Domoda
The Gambia's national stew: chicken or lamb in a thinner peanut-and-tomato sauce sharpened by lime and tamarind. Poured generously over rice.
Overview
Chicken thighs (or lamb) are browned, onions and tomato cooked down with garlic and a single whole chilli, then the meat simmers in stock until tender. A loose peanut paste is stirred in for the final 20 minutes, kept thin enough to ladle. Sweet potato or pumpkin softens in the sauce. A spoon of lime juice at the end balances the richness.
Ingredients
Stew
- 8 bone-in chicken thighs, skin removed (or 800 g lamb neck, cut in chunks)
- 2 tablespoons vegetable oil
- 2 onions (large, finely chopped)
- 4 garlic cloves (crushed)
- 2 tablespoons tomato purée
- 2 tomatoes (medium, chopped)
- 1 Scotch bonnet chilli (left whole)
- 2 bay leaves
- 1 Maggi cube
- 1 teaspoon ground black pepper
- 1 teaspoon ground white pepper (optional, traditional)
- 1 litre chicken stock
- Salt
Peanut sauce
- 200 g smooth natural peanut butter
- 250 ml hot water
Vegetables
- 1 sweet potato (medium, or 400 g pumpkin, peeled, cut in 3 cm chunks)
- 2 carrots (sliced into thick rounds)
To finish
- 1 lime (juiced)
- 1 tablespoon tamarind paste (optional; see Notes)
To serve
- 400 g long-grain white rice, steamed
- Fresh coriander leaves
Method
Stage 1 - Brown the chicken
- Season the chicken thighs with salt.
- Heat the oil in a wide pot over medium-high heat. Brown the thighs in two batches, 3 minutes a side, until golden. Set aside.
Stage 2 - Build the base
- Lower the heat to medium. Cook the onions in the same pot for 7 minutes until soft.

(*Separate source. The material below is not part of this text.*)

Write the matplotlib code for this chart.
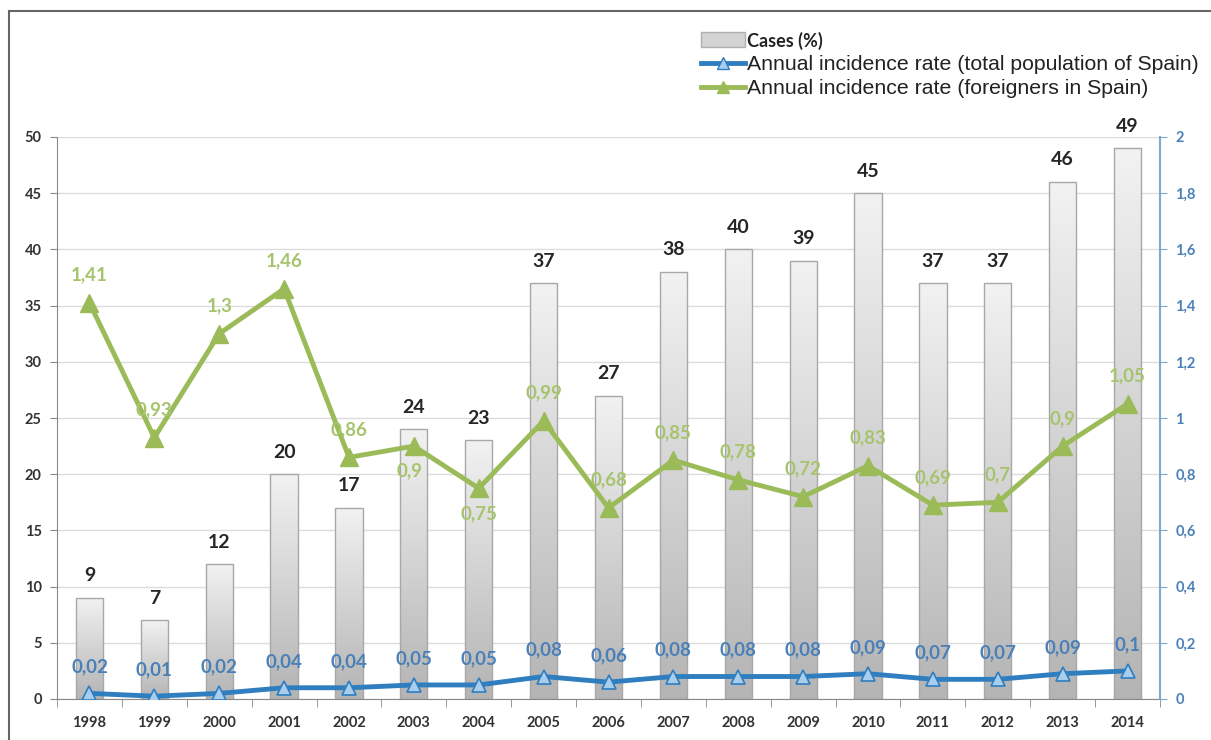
import numpy as np
import matplotlib
matplotlib.use('Agg')
import matplotlib.pyplot as plt
from matplotlib.patches import Rectangle, Patch
from matplotlib.lines import Line2D
from matplotlib.ticker import FuncFormatter, FixedLocator

years = ['1998', '1999', '2000', '2001', '2002', '2003', '2004', '2005', '2006',
         '2007', '2008', '2009', '2010', '2011', '2012', '2013', '2014']
cases = [9, 7, 12, 20, 17, 24, 23, 37, 27, 38, 40, 39, 45, 37, 37, 46, 49]
rate_total = [0.02, 0.01, 0.02, 0.04, 0.04, 0.05, 0.05, 0.08, 0.06,
              0.08, 0.08, 0.08, 0.09, 0.07, 0.07, 0.09, 0.1]
rate_foreign = [1.41, 0.93, 1.3, 1.46, 0.86, 0.9, 0.75, 0.99, 0.68,
                0.85, 0.78, 0.72, 0.83, 0.69, 0.7, 0.9, 1.05]

BLUE = '#2f7ebf'
BLUE_TXT = '#4a80b8'
GREEN = '#9bbb59'
GREEN_TXT = '#a6c46e'
DARK = '#262626'


def fmt(v):
    return ('%g' % v).replace('.', ',')


fig = plt.figure(figsize=(12.11, 7.4), dpi=100)
ax = fig.add_axes([57 / 1211, 1 - 699 / 740, (1160 - 57) / 1211, (699 - 137) / 740])
ax2 = ax.twinx()

x = np.arange(len(years))
width = 0.42

# bars with a vertical grey gradient
grad = np.linspace(0, 1, 256).reshape(-1, 1)
cmap = matplotlib.colors.LinearSegmentedColormap.from_list('g', ['#b4b4b4', '#f2f2f2'])
bars = ax.bar(x, cases, width, color='none', edgecolor='#a8a8a8', linewidth=1, zorder=2)
for i, b in enumerate(bars):
    bx, by = b.get_x(), b.get_y()
    bw, bh = b.get_width(), b.get_height()
    im = ax.imshow(grad, cmap=cmap, aspect='auto', origin='lower',
                   extent=[bx, bx + bw, by, by + bh], zorder=1)
    im.set_clip_path(b)
    ax.text(bx + bw / 2, bh + 1.2, str(cases[i]), ha='center',
            va='bottom', fontsize=14, fontweight='bold', color=DARK, family='Lato')

ax.set_xlim(-0.5, len(years) - 0.5)
ax.set_ylim(0, 50)
ax.set_yticks(range(0, 51, 5))
ax.grid(axis='y', color='#dcdcdc', linewidth=1, zorder=0)
ax.set_axisbelow(True)
ax.set_xticks(x)
ax.set_xticklabels(years)
ax.xaxis.set_minor_locator(FixedLocator(np.arange(-0.5, len(years), 1)))
ax.tick_params(axis='x', which='major', length=0, pad=12, labelsize=10.5, labelcolor='#333333')
ax.tick_params(axis='x', which='minor', length=6, color='#888888', direction='out')
ax.tick_params(axis='y', length=5, color='#888888', labelsize=10.5, labelcolor='#333333', pad=6)
for lbl in ax.get_xticklabels() + ax.get_yticklabels():
    lbl.set_family('Lato')
    lbl.set_fontweight('bold')
for s in ['top', 'right']:
    ax.spines[s].set_visible(False)
ax.spines['left'].set_color('#888888')
ax.spines['bottom'].set_color('#888888')

# incidence rates on the right axis
ax2.plot(x, rate_total, color=BLUE, linewidth=3.5, marker='^', markersize=10,
         markerfacecolor='#a9cdec', markeredgecolor=BLUE, markeredgewidth=1.2, zorder=4)
ax2.plot(x, rate_foreign, color=GREEN, linewidth=3.5, marker='^', markersize=13,
         markerfacecolor=GREEN, markeredgecolor=GREEN, zorder=3)
ax2.set_ylim(0, 2)
ax2.set_yticks(np.arange(0, 2.01, 0.2))
ax2.yaxis.set_major_formatter(FuncFormatter(lambda v, p: fmt(round(v, 1))))
ax2.tick_params(axis='y', length=5, color='#7fa7cf', labelsize=10.5, labelcolor='#4a80b8', pad=6)
for lbl in ax2.get_yticklabels():
    lbl.set_family('Lato')
    lbl.set_fontweight('bold')
for s in ['top', 'left', 'bottom']:
    ax2.spines[s].set_visible(False)
ax2.spines['right'].set_color('#7fa7cf')
ax2.spines['right'].set_linewidth(1.5)

for i, v in enumerate(rate_total):
    ax2.annotate(fmt(v), (i, v), xytext=(0, 19), textcoords='offset points',
                 ha='center', va='center', fontsize=13.5, color=BLUE_TXT, family='Lato',
                 fontweight='bold', zorder=5)
for i, v in enumerate(rate_foreign):
    dy = 20
    dx = 0
    if years[i] in ('2003', '2004'):
        dy = -18
        dx = -3 if years[i] == '2003' else 0
    ax2.annotate(fmt(v), (i, v), xytext=(dx, dy), textcoords='offset points',
                 ha='center', va='center', fontsize=13.5, color=GREEN_TXT, family='Lato',
                 fontweight='bold', zorder=5)

# legend
handles = [
    Patch(facecolor='#d4d4d4', edgecolor='#b0b0b0'),
    Line2D([], [], color=BLUE, linewidth=3.5, marker='^', markersize=8,
           markerfacecolor='#a9cdec', markeredgecolor=BLUE),
    Line2D([], [], color=GREEN, linewidth=3.5, marker='^', markersize=9,
           markerfacecolor=GREEN, markeredgecolor=GREEN),
]
labels = ['Cases (%)', 'Annual incidence rate (total population of Spain)',
          'Annual incidence rate (foreigners in Spain)']
leg = fig.legend(handles, labels, loc='upper left', bbox_to_anchor=(690 / 1211, 1 - 21 / 740),
                 frameon=False, prop={'family': 'Liberation Sans', 'size': 15.3},
                 handlelength=2.1, handletextpad=0.1, labelspacing=0.25, borderpad=0)
t0 = leg.get_texts()[0]
t0.set_family('Lato')
t0.set_fontweight('bold')
t0.set_fontsize(13)
for t in leg.get_texts():
    t.set_color('#222222')

# outer frame
fig.patches.append(Rectangle((9 / 1211, -0.1), 1.2, 1 - 11 / 740 + 0.1, transform=fig.transFigure,
                             fill=False, edgecolor='#666666', linewidth=1.5, zorder=10))

fig.savefig('out.png', dpi=100)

- Add the garlic and cook 1 minute.
- Stir in the tomato purée and fry for 3 minutes until darker.
- Add the fresh tomatoes, whole chilli, bay leaves, Maggi cube, black and white pepper. Stir and cook 5 minutes until the tomatoes break down.
Stage 3 - Simmer
- Return the chicken with any juices.
- Pour in the stock to cover.
- Bring to a gentle simmer, cover and cook 25 minutes.
Stage 4 - Add peanut and vegetables
- Whisk the peanut butter with the hot water in a bowl until smooth.
- Stir the peanut mixture into the pot. The sauce should be loose; ladle-able rather than spoon-coating. Add a splash of water if it tightens too much.
- Add the sweet potato and carrots.
- Simmer uncovered 20 minutes, until the vegetables are tender and the chicken is falling off the bone.
Stage 5 - Finish
- Stir in the tamarind paste, if using.
- Add the lime juice. Taste and season with salt.
- Discard the whole chilli (or chop a little of it back in if you want heat).
Stage 6 - Serve
- Heap rice into bowls. Ladle the stew generously over the top with plenty of sauce.
- Scatter coriander leaves.
Notes
- Lighter than mafé: Domoda uses about a third less peanut butter and more liquid than mafé. The sauce should pool, not coat.
- Tamarind for the trademark sourness: Authentic domoda often uses bitter tomato (jakhatu) for its citrusy edge; tamarind is the easiest substitute outside West Africa. Lime alone also works.
- Skin off the chicken: Skin renders too much fat into a peanut sauce and turns it greasy. Remove it.
- Pumpkin or sweet potato: Either is traditional; pumpkin breaks down a little and helps thicken, sweet potato holds its shape.
Variations
Lamb domoda: Use neck or shoulder, brown longer (8 minutes per batch), and extend the first simmer to 50 minutes before adding peanut and vegetables. Bitter aubergine: Add 200 g of cubed African aubergine (or regular aubergine with a teaspoon of mustard powder) for an authentic edge.
Serving
Serve with: A wide pile of steamed white rice in a shallow bowl, sauce ladled around. Garnish with: Fresh coriander leaves and a lime wedge on the side.
Storage
- Keeps 3 days refrigerated.
- Freezes well 2 months.
- Reheat gently with extra stock or water to loosen the sauce.